Stop the revolving door at the FCC
If you want to know why so many people are disillusioned and disgusted with Washington, look no further than FCC Commissioner Meredith Attwell Baker’s decision to leave the FCC to become a lobbyist for Comcast after rubber-stamping the media giant’s takeover of NBC.
Of course, Baker is not the first government official to accept a paycheck from the industry she was once charged with regulating, and, sadly, she will not be the last. However, her announcement has brought the unseemliness of the revolving door into stark relief.
When less than one-third of Americans trust their government and nearly three-fourths are frustrated or angered by it, as indicated in a recent Pew poll, such conduct only deepens this cynicism and damages the credibility of even the most committed public servants.
Commissioner Baker and the FCC claim that no rules were violated in her job negotiations with Comcast, though a congressional inquiry is underway. But even if she hurdled all of the legal technicalities, that’s hardly the point. Just because something is legal doesn’t make it right.
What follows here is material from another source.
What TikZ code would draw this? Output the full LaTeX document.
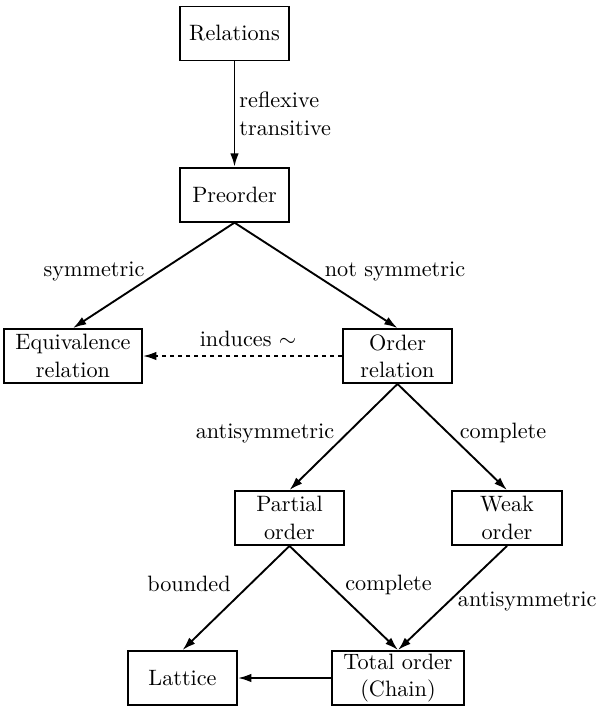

Even in the absence of a clear quid pro quo, the notion that a public official can endorse a multibillion-dollar deal, publicly criticize the FCC’s review of that deal for being a time-consuming inconvenience for the merging parties, and then announce that she’s accepted a position with the new giant company she helped create is nauseating.
The voices of the American people in the decisions of our government are increasingly crowded out by powerful corporations. The revolving door at the FCC calls into question whether, instead of fulfilling the public mission of the agency, regulators there are only auditioning for roles with the companies they are supposed to be watching. And the next casting call is already underway.
The FCC is now reviewing an even bigger deal — the proposed merger between AT&T and T-Mobile that would unite the country’s second- and fourth-largest wireless carriers. Public interest groups have raised many concerns and questions about this deal, which could leave the newly engorged AT&T and Verizon in control of 80 percent of the wireless Internet market.
But the merger could also be an opportunity to restore the public’s confidence in the FCC. My organization Free Press today sent a letter to FCC Chairman Julius Genachowski and the three other remaining commissioners, asking them to pledge neither to seek nor accept employment from AT&T or T-Mobile directly upon leaving their present posts. We ask for assurance that, in this matter, the FCC’s commitment is to the public it serves and not to potential future employers.
There are philosophical differences among the commissioners on what role government should play in regulating business. There is also no single resolution to this proposed merger that will satisfy everyone. But we hope that through this pledge the public can at least be confident that deliberations are based not on any future job prospects, but on the agency’s actual mandate: whether this deal is truly in the public interest.
Craig Aaron is the president and CEO of Free Press, a national, nonpartisan, nonprofit organization dedicated to reforming the media.